One real-life use case covers the safety architecture for next-generation steering and suspension system control for trucks and trailers at VSE. VSE has completed the concept phase and is now in the development phase. A newly developed ISO 26262-compliant safety controller for the new truck/trailer advanced steering system is an integral part of its safety architecture. VSE-derived work products are added to the recommended practice, after the necessary removal of intellectual-property-related content.
Another real-life use case addresses the development of an in-wheel direct-drive electric powertrain at E-Traction. The company’s Themotion product range is currently subject to ISO 26262. E-Traction is at roughly the same stage as VSE, working in the development phase. It applies a model-based approach using Enterprise Architect as a modelling and documenting tool. Smartcode’s recommended practice enables E-Traction to develop close professional collaborations with other companies facing the same challenges. The shared methodology and the accompanying templates help them to efficiently incorporate ISO 26262 compliancy into their development processes.
In addition to these real-life use cases, the recommended practice also includes a use case that was originally intended as a proof of concept for a new methodology developed by Brace. This use case addresses a pre-ISO 26262 cruise control system to be validated and verified by applying the ISO 26262 analyses to the cruise control system while splitting its functional and technical levels. The advantage of this type of analysis is its potential reuse across different technologies and products. Brace created this methodology for a subset of its customers who are struggling to apply functional safety to low-volume production, for example off-highway mobile machines or niche cars such as 4×4 and electric vehicles.

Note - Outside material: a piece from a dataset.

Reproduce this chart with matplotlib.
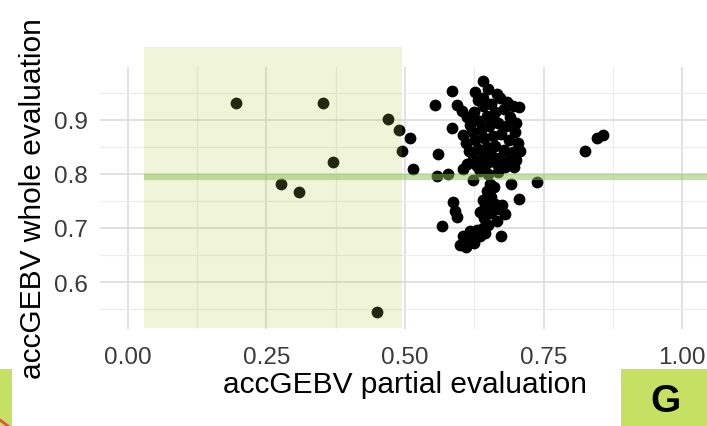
import numpy as np
import matplotlib.pyplot as plt
from matplotlib.patches import Rectangle

plt.rcParams['font.family'] = ['Liberation Sans', 'DejaVu Sans']

# puntos aislados (fuera del grupo principal)
x_side = [0.196, 0.353, 0.470, 0.490, 0.509, 0.494, 0.371, 0.515, 0.276, 0.309, 0.449,
          0.825, 0.846, 0.857]
y_side = [0.931, 0.931, 0.901, 0.881, 0.866, 0.842, 0.823, 0.809, 0.781, 0.766, 0.544,
          0.842, 0.866, 0.873]

# grupo principal
x_top = [0.641, 0.585, 0.554, 0.593, 0.602, 0.626, 0.632, 0.665, 0.684, 0.705, 0.584, 0.560,
         0.650, 0.672, 0.695]
y_top = [0.973, 0.954, 0.928, 0.927, 0.917, 0.951, 0.936, 0.948, 0.933, 0.924, 0.885, 0.837,
         0.958, 0.940, 0.925]

x_mid = [0.612, 0.625, 0.640, 0.655, 0.618, 0.633, 0.648, 0.662, 0.678, 0.690, 0.700, 0.605,
         0.620, 0.637, 0.652, 0.668, 0.683, 0.698, 0.610, 0.627, 0.643, 0.658, 0.673, 0.688,
         0.703, 0.615, 0.632, 0.648, 0.663, 0.678, 0.695, 0.708, 0.622, 0.640, 0.655, 0.670,
         0.688, 0.612, 0.630, 0.648, 0.665, 0.680, 0.696, 0.640, 0.622, 0.660]
y_mid = [0.905, 0.915, 0.925, 0.930, 0.890, 0.898, 0.907, 0.915, 0.920, 0.905, 0.895, 0.872,
         0.878, 0.882, 0.888, 0.895, 0.888, 0.878, 0.858, 0.862, 0.866, 0.870, 0.874, 0.862,
         0.858, 0.842, 0.846, 0.850, 0.852, 0.845, 0.840, 0.842, 0.828, 0.832, 0.835, 0.830,
         0.826, 0.818, 0.815, 0.820, 0.818, 0.812, 0.812, 0.940, 0.900, 0.900]

x_line = [0.557, 0.578, 0.605, 0.623, 0.650, 0.653, 0.692, 0.738, 0.635, 0.668, 0.700]
y_line = [0.797, 0.800, 0.809, 0.788, 0.800, 0.781, 0.781, 0.786, 0.805, 0.803, 0.825]

x_low = [0.705, 0.587, 0.590, 0.593, 0.566, 0.648, 0.655, 0.640, 0.662, 0.645, 0.670, 0.635,
         0.655, 0.680, 0.642, 0.665, 0.650, 0.675, 0.660, 0.674, 0.600, 0.608, 0.615, 0.622,
         0.630, 0.640, 0.610, 0.625, 0.635, 0.645, 0.618, 0.605]
y_low = [0.754, 0.748, 0.732, 0.720, 0.704, 0.768, 0.758, 0.752, 0.745, 0.740, 0.735, 0.730,
         0.728, 0.725, 0.718, 0.712, 0.705, 0.742, 0.775, 0.686, 0.668, 0.676, 0.682, 0.690,
         0.696, 0.700, 0.665, 0.672, 0.685, 0.690, 0.695, 0.686]

x_all = np.array(x_side + x_top + x_mid + x_line + x_low)
y_all = np.array(y_side + y_top + y_mid + y_line + y_low)

rect_x = (0.03, 0.495)
hline_y = 0.795
x_ticks = [0.00, 0.25, 0.50, 0.75, 1.00]
x_labels = ['0.00', '0.25', '0.50', '0.75', '1.00']
y_ticks = [0.6, 0.7, 0.8, 0.9]
y_labels = ['0.6', '0.7', '0.8', '0.9']

fig = plt.figure(figsize=(7.07, 4.27), dpi=100)
ax = fig.add_axes([100/707, 1 - 330/427, 610/707, 262/427])
ax.set_xlim(-0.05, 1.05)
ax.set_ylim(0.513, 0.998)

# rejilla estilo ggplot minimal
for v in np.arange(0.125, 1.0, 0.25):
    ax.axvline(v, color='#ececec', lw=0.8, zorder=0)
for v in x_ticks:
    ax.axvline(v, color='#dedede', lw=1.3, zorder=0)
for v in np.arange(0.55, 1.0, 0.1):
    ax.axhline(v, color='#ececec', lw=0.8, zorder=0)
for v in y_ticks:
    ax.axhline(v, color='#dedede', lw=1.3, zorder=0)

ax.scatter(x_all, y_all, s=72, color='black', linewidths=0, zorder=2)

ax.add_patch(Rectangle((rect_x[0], 0.515), rect_x[1] - rect_x[0], 1.035 - 0.515,
                       facecolor='#b4cd46', alpha=0.2, edgecolor='none', zorder=3,
                       clip_on=False))
ax.plot([rect_x[0], 1.06], [hline_y, hline_y], color='#8cc152', alpha=0.5, lw=4.5,
        zorder=4, clip_on=False, solid_capstyle='butt')

for s in ax.spines.values():
    s.set_visible(False)
ax.set_xticks(x_ticks)
ax.set_xticklabels(x_labels)
ax.set_yticks(y_ticks)
ax.set_yticklabels(y_labels)
ax.tick_params(axis='x', length=0, labelsize=17.5, labelcolor='#3a3a3a', pad=12)
ax.tick_params(axis='y', length=0, labelsize=17.5, labelcolor='#3a3a3a', pad=9)
ax.set_xlabel('accGEBV partial evaluation', fontsize=21.5, labelpad=2)
ax.set_ylabel('accGEBV whole evaluation', fontsize=21.5, labelpad=5)

# etiquetas de panel
fig.patches.append(Rectangle((621/707, 0), 86/707, 57/427, facecolor='#c5e063',
                             edgecolor='none', transform=fig.transFigure, figure=fig))
fig.patches.append(Rectangle((0, 0), 12/707, 57/427, facecolor='#c5e063',
                             edgecolor='none', transform=fig.transFigure, figure=fig))
fig.text(665/707, 1 - 402/427, 'G', fontsize=28, fontweight='bold', ha='center',
         va='center')
fig.lines.append(plt.Line2D([0, 8/707], [6/427, 0], color='#e05050', lw=2,
                            transform=fig.transFigure))

fig.savefig('out.png', dpi=100)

To ensure quality and correctness, Baesis conducts a final review of the templates, use cases and recommendations. The company provides consultancy, training, coaching and system and software engineering tasks that are a valuable asset for our recommended practice. In addition to monitoring and troubleshooting quality in the recommended practice working group, it hosts weekly Q&A sessions to answer detailed questions arising from daily practice at Smartcode’s partners and external companies.
The project is now moving from the concept phase to the development phase. All material is currently maintained in a restricted-access wiki environment, to protect the intellectual-property-related content in the real-life use cases. After both phases have finished, the wiki environment will undergo a thorough update, including a clean-up of its IP-related parts. The goal is to publish the content in a public wiki that will serve as a user-friendly portal to the contents, providing a clear view on the topics. We hope to expand the knowledge base in the future to cover the complete V-model through templates, new use cases and best practices. However, this will require that new project partners join our team and either contribute a use case or run a joint functional safety project.
During the development of the recommended practice, we discovered that the introduction of functional safety at a company raises many questions due to the complexity and extent of ISO 26262, especially at SMEs that do not have a dedicated QA department to manage the process. Our consortium aims to add the considerations and lessons learned to the recommended practice knowledge base, to enable future users to make well-informed choices. Combined with existing resources such as the central dashboard, the templates and the recommendations, this information will speed up the process for companies just starting to explore functional safety. It does not, however, provide a one-stop shop covering the full complexity of functional safety, nor will it replace the experience and context awareness of a functional safety expert.